I am so angry. The guy I was dealing with passed me Hsv2 (herpes).
We started off great, the vibe was awesome. I couldn’t believe I found a guy who was my type physically and personality wise. I believe he is a good person at heart. After we became intimate, he started acting a little strange.. and then I find out why. He passed me Hsv2.
I gave him the news, he pulled away even more and ended up blocking me. (Of course, it has to be a lot easier to ignore something like this than to face it head on.)
This is obviously not easy for either for either of us. But I didn’t deserve this.
This has been the most frustrating situation. At times I feel a deep anger about everything. Other times I walk around trying to hide the fact that my eyes are welled up with tears. It’s been an emotional roller coaster.

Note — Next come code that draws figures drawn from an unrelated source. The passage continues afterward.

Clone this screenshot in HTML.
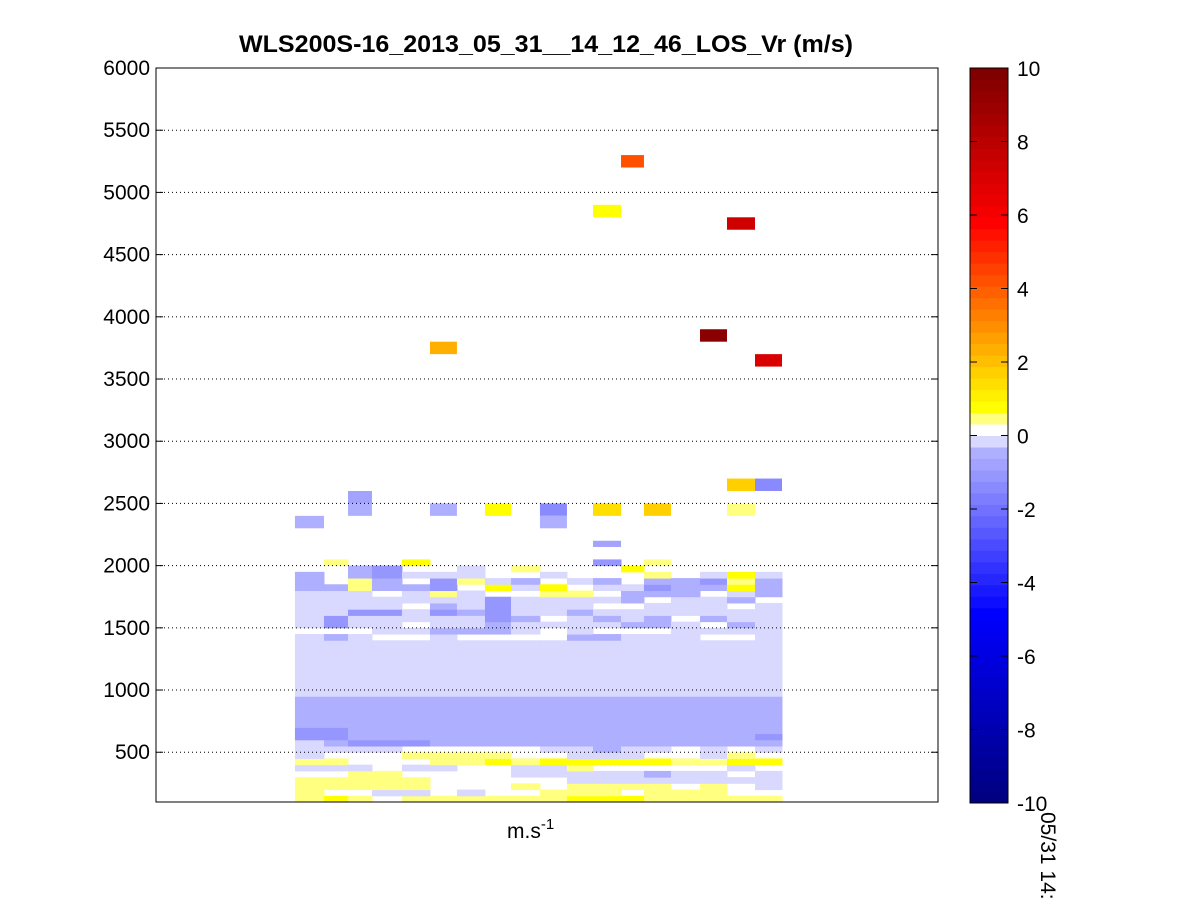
<!DOCTYPE html>
<html><head><meta charset="utf-8"><style>
body{margin:0;background:#fff;}
svg text{font-family:"Liberation Sans",Arial,sans-serif;}
</style></head><body>
<svg id="chart" width="1201" height="901" xmlns="http://www.w3.org/2000/svg">
<rect width="1201" height="901" fill="#fff"/>
<g id="cells"></g>
<g id="grid"></g>
<rect x="156" y="68" width="782" height="734" fill="none" stroke="#000" stroke-width="1"/>
<g id="yaxis"></g>
<text x="546" y="52" text-anchor="middle" font-size="24" font-weight="bold" textLength="614" lengthAdjust="spacingAndGlyphs">WLS200S-16_2013_05_31__14_12_46_LOS_Vr (m/s)</text>
<text x="507" y="838" font-size="21">m.s<tspan dy="-9" font-size="15">-1</tspan></text>
<g id="cbar"></g>
<text transform="translate(1041,812) rotate(90)" font-size="21">05/31 14:</text>
</svg>
<script>
// time bin edges (minutes) for the profile columns
const timeEdges=[10.66,12.89,14.73,16.57,18.87,21.02,23.09,25.24,27.24,29.46,31.53,33.53,35.68,37.44,39.51,41.74,43.81,45.96,48.03];
// gate heights (m), 50 m gates starting at 100
const gateStart=100, gateSize=50;
// value codes
const codeValues={'.':null,'a':-0.2,'b':-0.5,'c':-1.0,'y':0.5,'Y':0.8,'g':1.5};
// per-column profiles (bottom to top, gates 100..2050)
const profiles=[
"yyyy.ayaaa"+"ccbbbbb"+"aaaaaaaaa"+"a.aaaaaabbb..",
"Y.yy.ay.ab"+"ccbbbbb"+"aaaaaaaaa"+"b.ccaaaab...y",
"y.yyya..ac"+"bbbbbbb"+"aaaaaaaaa"+"a.aacaaayybb.",
".ayyy...ac"+"bbbbbbb"+"aaaaaaaaa"+".aaacaa.bbcc.",
"yayy.a.y.c"+"bbbbbbb"+"aaaaaaaaa"+".a.aa.aab.a.Y",
"y....ayy.b"+"bbbbbbb"+"aaaaaaaaa"+"abaacbaycca..",
"ya....yy.b"+"bbbbbbb"+"aaaaaaaaa"+".baabaaa.yaa.",
"y.....Yy.b"+"bbbbbbb"+"aaaaaaaaa"+".bbcccc.Ya...",
"y.y.aay..b"+"bbbbbbb"+"aaaaaaaaa"+".aabaaa.ab.y.",
"yy..aaY.ab"+"bbbbbbb"+"aaaaaaaaa"+"..a.aaayY.a..",
"YyyaayYaab"+"bbbbbbb"+"aaaaaaaaa"+"baaabaay.a...",
"Yyyaa.Yabb"+"bbbbbbb"+"aaaaaaaaa"+"b.aba.a.ab..c",
"Y.yaa.Yaab"+"bbbbbbb"+"aaaaaaaaa"+"a.baa.bba..Y.",
"yyyab.Y.ab"+"bbbbbbb"+"aaaaaaaaa"+"a.bbaa.bcby.y",
"yy.aa.y..b"+"bbbbbbb"+"aaaaaaaaa"+"aaa.aaabbb...",
"yyyaa.yaab"+"bbbbbbb"+"aaaaaaaaa"+".a.baaa.bca..",
"y..a.aYy.b"+"bbbbbbb"+"aaaaaaaaa"+".abaa.baYyY..",
"y.aaa.Y.ab"+"cbbbbbb"+"aaaaaaaaa"+"aaaaaa.bbba.."
];
// isolated high-altitude returns
const sparseCol=[0,2,2,5,5,7,9,9,11,11,11,12,13,15,16,16,16,17,17];
const sparseH0 =[2300,2400,2500,3700,2400,2400,2400,2300,4800,2400,2150,5200,2400,3800,4700,2600,2400,3600,2600];
const sparseH1 =[2400,2500,2600,3800,2500,2500,2500,2400,4900,2500,2200,5300,2500,3900,4800,2700,2500,3700,2700];
const sparseV  =[-0.5,-0.5,-0.8,2.4,-0.5,0.8,-1.4,-0.5,0.8,1.5,-0.8,4.3,1.8,9.6,7.4,1.8,0.5,7.0,-1.4];
const yTicks=[500,1000,1500,2000,2500,3000,3500,4000,4500,5000,5500,6000];
const cTicks=[-10,-8,-6,-4,-2,0,2,4,6,8,10];

const X0=156,X1=938,Y0=802,Y1=68;
const xs=t=>X0+(t-0)/(60-0)*(X1-X0);
const ys=h=>Y0-(h-100)/(6000-100)*(Y0-Y1);
const NS='http://www.w3.org/2000/svg';
function mk(tag,at,parent){const e=document.createElementNS(NS,tag);for(const k in at)e.setAttribute(k,at[k]);parent.appendChild(e);return e;}
const BW=20/64;
function color(v){
  let r,g,b;
  if(v<0){
    const k=Math.min(32,Math.max(1,Math.ceil(-v/BW-1e-9)));
    if(k===1){r=g=217;b=255;}
    else if(k<=16){r=g=Math.round(175*(16-k)/14);b=255;}
    else{r=g=0;b=Math.round(255-127*(k-16)/16);}
  }else{
    const k=Math.min(32,Math.max(1,Math.ceil(v/BW+1e-9)));
    if(k===1){r=g=b=255;}
    else if(k===2){r=g=255;b=128;}
    else if(k<=19){r=255;g=Math.round(255*(1-(k-3)/16));b=0;}
    else{r=Math.round(255-127*(k-19)/13);g=0;b=0;}
  }
  return `rgb(${r},${g},${b})`;
}
const cells=document.getElementById('cells');
profiles.forEach((p,ci)=>{
  for(let k=0;k<p.length;k++){
    const v=codeValues[p[k]]; if(v===null||v===undefined) continue;
    const h0=gateStart+k*gateSize,h1=h0+gateSize;
    const x0=xs(timeEdges[ci]),x1=xs(timeEdges[ci+1]);
    const r=mk('rect',{x:x0,y:ys(h1),width:x1-x0+0.5,height:ys(h0)-ys(h1)+0.5,fill:color(v)},cells);
    
    
  }
});
sparseV.forEach((v,i)=>{
  const ci=sparseCol[i];
  const x0=xs(timeEdges[ci]),x1=xs(timeEdges[ci+1]);
  const r=mk('rect',{x:x0,y:ys(sparseH1[i]),width:x1-x0,height:ys(sparseH0[i])-ys(sparseH1[i]),fill:color(v)},cells);
  
  
});
const grid=document.getElementById('grid'),yax=document.getElementById('yaxis');
yTicks.forEach(t=>{
  const y=ys(t);
  if(t<6000){const l=mk('line',{x1:X0,x2:X1,y1:y,y2:y,stroke:'#000','stroke-width':1,'stroke-dasharray':'1,3'},grid);
  
  }
  mk('line',{x1:X0,x2:X0+7,y1:y,y2:y,stroke:'#000'},yax);
  mk('line',{x1:X1-7,x2:X1,y1:y,y2:y,stroke:'#000'},yax);
  const tx=mk('text',{x:150,y:y+7,'text-anchor':'end','font-size':21},yax);
  tx.textContent=t;
  
  
});
const cb=document.getElementById('cbar');
const CX0=970,CX1=1008,CY0=803,CY1=68;
for(let i=0;i<64;i++){
  const v=-10+(i+0.5)*BW;
  const ya=CY0-(i+1)*(CY0-CY1)/64, yb=CY0-i*(CY0-CY1)/64;
  const r=mk('rect',{x:CX0,y:ya,width:CX1-CX0,height:yb-ya+0.5,fill:color(v)},cb);
  
  
}
mk('rect',{x:CX0,y:CY1,width:CX1-CX0,height:CY0-CY1,fill:'none',stroke:'#000'},cb);
cTicks.forEach(t=>{
  const y=CY0-(t+10)/20*(CY0-CY1);
  mk('line',{x1:CX0,x2:CX0+7,y1:y,y2:y,stroke:'#000'},cb);
  mk('line',{x1:CX1-7,x2:CX1,y1:y,y2:y,stroke:'#000'},cb);
  const tx=mk('text',{x:1017,y:y+8,'font-size':21},cb);
  tx.textContent=t;
  
  
});
</script>
</body></html>
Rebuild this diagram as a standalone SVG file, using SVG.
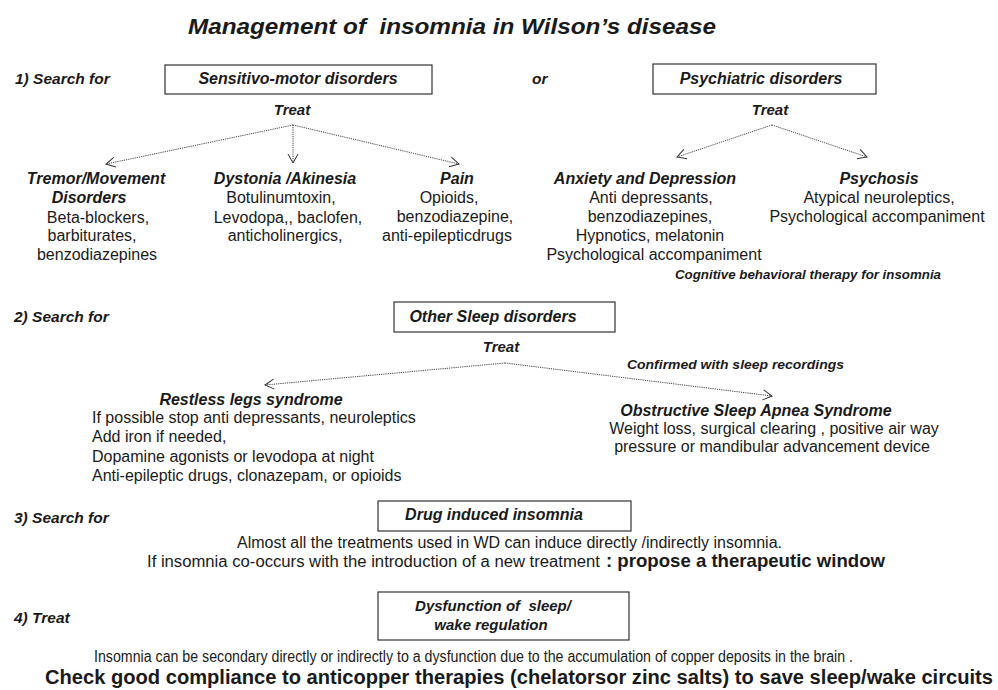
<svg xmlns="http://www.w3.org/2000/svg" width="998" height="690" viewBox="0 0 998 690">
<defs>
<style>
text{font-family:"Liberation Sans",Arial,sans-serif;fill:#1a1a1a}
.t{font-size:22px;font-weight:bold;font-style:italic}
.bi{font-size:16px;font-weight:bold;font-style:italic}
.st{font-size:15.5px;font-weight:bold;font-style:italic}
.tr{font-size:15px;font-weight:bold;font-style:italic}
.sm{font-size:13px;font-weight:bold;font-style:italic}
.n{font-size:16px}
.b{font-size:18.5px;font-weight:bold}
.c{text-anchor:middle}
.box{fill:#fff;stroke:#333;stroke-width:1.2}
.ar{fill:none;stroke:#444;stroke-width:1;stroke-dasharray:1.2 1}
</style>
<marker id="ah" markerWidth="12" markerHeight="12" refX="10" refY="6" orient="auto" markerUnits="userSpaceOnUse">
<path d="M1,1 L10,6 L1,11" fill="none" stroke="#333" stroke-width="1"/>
</marker>
</defs>
<rect width="998" height="690" fill="#fff"/>
<text class="t" x="188" y="34" textLength="528" lengthAdjust="spacingAndGlyphs" xml:space="preserve">Management of  insomnia in Wilson’s disease</text>

<g id="steps">
<text class="st" x="15" y="84">1) Search for</text>
<text class="st" x="532" y="84">or</text>
<text class="st" x="14" y="322">2) Search for</text>
<text class="st" x="14" y="523">3) Search for</text>
<text class="st" x="14" y="623">4) Treat</text>
</g>

<g id="sensitivo">
<rect class="box" x="165" y="65" width="267" height="29"/>
<text class="bi c" x="298" y="84">Sensitivo-motor disorders</text>
<text class="tr c" x="292" y="115">Treat</text>
</g>
<g id="psychiatric">
<rect class="box" x="653" y="64" width="223" height="30"/>
<text class="bi c" x="761" y="84">Psychiatric disorders</text>
<text class="tr c" x="770" y="115">Treat</text>
</g>

<g id="tremor">
<text class="bi c" x="96" y="184">Tremor/Movement</text>
<text class="bi c" x="89" y="203">Disorders</text>
<text class="n c" x="98" y="223">Beta-blockers,</text>
<text class="n c" x="92" y="241">barbiturates,</text>
<text class="n c" x="97" y="260">benzodiazepines</text>
</g>
<g id="dystonia">
<text class="bi c" x="285" y="184">Dystonia /Akinesia</text>
<text class="n c" x="281" y="203">Botulinumtoxin,</text>
<text class="n c" x="288" y="223">Levodopa,, baclofen,</text>
<text class="n c" x="285" y="241">anticholinergics,</text>
</g>
<g id="pain">
<text class="bi c" x="457" y="184">Pain</text>
<text class="n c" x="449" y="203">Opioids,</text>
<text class="n c" x="455" y="222">benzodiazepine,</text>
<text class="n c" x="447" y="241">anti-epilepticdrugs</text>
</g>
<g id="anxiety">
<text class="bi c" x="645" y="184">Anxiety and Depression</text>
<text class="n c" x="651" y="203">Anti depressants,</text>
<text class="n c" x="650" y="222">benzodiazepines,</text>
<text class="n c" x="650" y="241">Hypnotics, melatonin</text>
<text class="n c" x="654" y="260">Psychological accompaniment</text>
<text class="sm" x="675" y="279" textLength="266" lengthAdjust="spacingAndGlyphs">Cognitive behavioral therapy for insomnia</text>
</g>
<g id="psychosis">
<text class="bi c" x="879" y="184">Psychosis</text>
<text class="n c" x="879" y="203">Atypical neuroleptics,</text>
<text class="n c" x="877" y="222">Psychological accompaniment</text>
</g>

<g id="sleep">
<rect class="box" x="394" y="302" width="221" height="30"/>
<text class="bi c" x="493" y="322">Other Sleep disorders</text>
<text class="tr c" x="501" y="352">Treat</text>
<text class="sm" x="627" y="369" textLength="217" lengthAdjust="spacingAndGlyphs">Confirmed with sleep recordings</text>
</g>
<g id="rls">
<text class="bi c" x="251" y="405">Restless legs syndrome</text>
<text class="n" x="92" y="423">If possible stop anti depressants, neuroleptics</text>
<text class="n" x="92" y="442">Add iron if needed,</text>
<text class="n" x="92" y="462">Dopamine agonists or levodopa at night</text>
<text class="n" x="92" y="481">Anti-epileptic drugs, clonazepam, or opioids</text>
</g>
<g id="osas">
<text class="bi c" x="756" y="416">Obstructive Sleep Apnea Syndrome</text>
<text class="n c" x="774" y="434">Weight loss, surgical clearing , positive air way</text>
<text class="n c" x="772" y="452">pressure or mandibular advancement device</text>
</g>

<g id="drug">
<rect class="box" x="378" y="501" width="253" height="30"/>
<text class="bi c" x="494" y="520">Drug induced insomnia</text>
<text class="n" x="237" y="548" textLength="545" lengthAdjust="spacingAndGlyphs">Almost all the treatments used in WD can induce directly /indirectly insomnia.</text>
<text class="n" x="147" y="567" textLength="453" lengthAdjust="spacingAndGlyphs">If insomnia co-occurs with the introduction of a new treatment</text>
<text class="b" x="606" y="567" textLength="279" lengthAdjust="spacingAndGlyphs">: propose a therapeutic window</text>
</g>

<g id="dysfunction">
<rect class="box" x="378" y="592" width="251" height="48"/>
<text class="bi c" x="493" y="611" style="font-size:15px" xml:space="preserve">Dysfunction of  sleep/</text>
<text class="bi c" x="491" y="630" style="font-size:15px">wake regulation</text>
<text class="n" x="94" y="662" textLength="759" lengthAdjust="spacingAndGlyphs">Insomnia can be secondary directly or indirectly to a dysfunction due to the accumulation of copper deposits in the brain .</text>
<text class="b" x="45" y="684" style="font-size:20px" textLength="948" lengthAdjust="spacingAndGlyphs">Check good compliance to anticopper therapies (chelatorsor zinc salts) to save sleep/wake circuits</text>
</g>

<g id="connectors">
<line class="ar" x1="293" y1="125" x2="106" y2="164" marker-end="url(#ah)"/>
<line class="ar" x1="293" y1="125" x2="293" y2="163" marker-end="url(#ah)"/>
<line class="ar" x1="293" y1="125" x2="459" y2="164" marker-end="url(#ah)"/>
<line class="ar" x1="772" y1="125" x2="677" y2="157" marker-end="url(#ah)"/>
<line class="ar" x1="772" y1="125" x2="867" y2="157" marker-end="url(#ah)"/>
<line class="ar" x1="505" y1="363" x2="265" y2="385" marker-end="url(#ah)"/>
<line class="ar" x1="505" y1="363" x2="772" y2="396" marker-end="url(#ah)"/>
</g>
</svg>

I think whats bothering me is having someone effect your life so significantly not even acknowledge what they’ve done. They continue living their life as if nothing happened. Meanwhile you are trying to navigate this new illness.. deal with the pain, the complications, emotions, the bills etc.
I’m an attractive young woman, no kids, degreed, decent job. I’m a very picky dater and don’t have an extensive history, so the diagnosis was a shock.
I know I will heal from all of this. But right now I’m struggling with the emotions.. unusual for me. Talking with people who have been in similar situations has helped.
Has anyone been through anything similar? What advice do you have? How did you deal with the anger?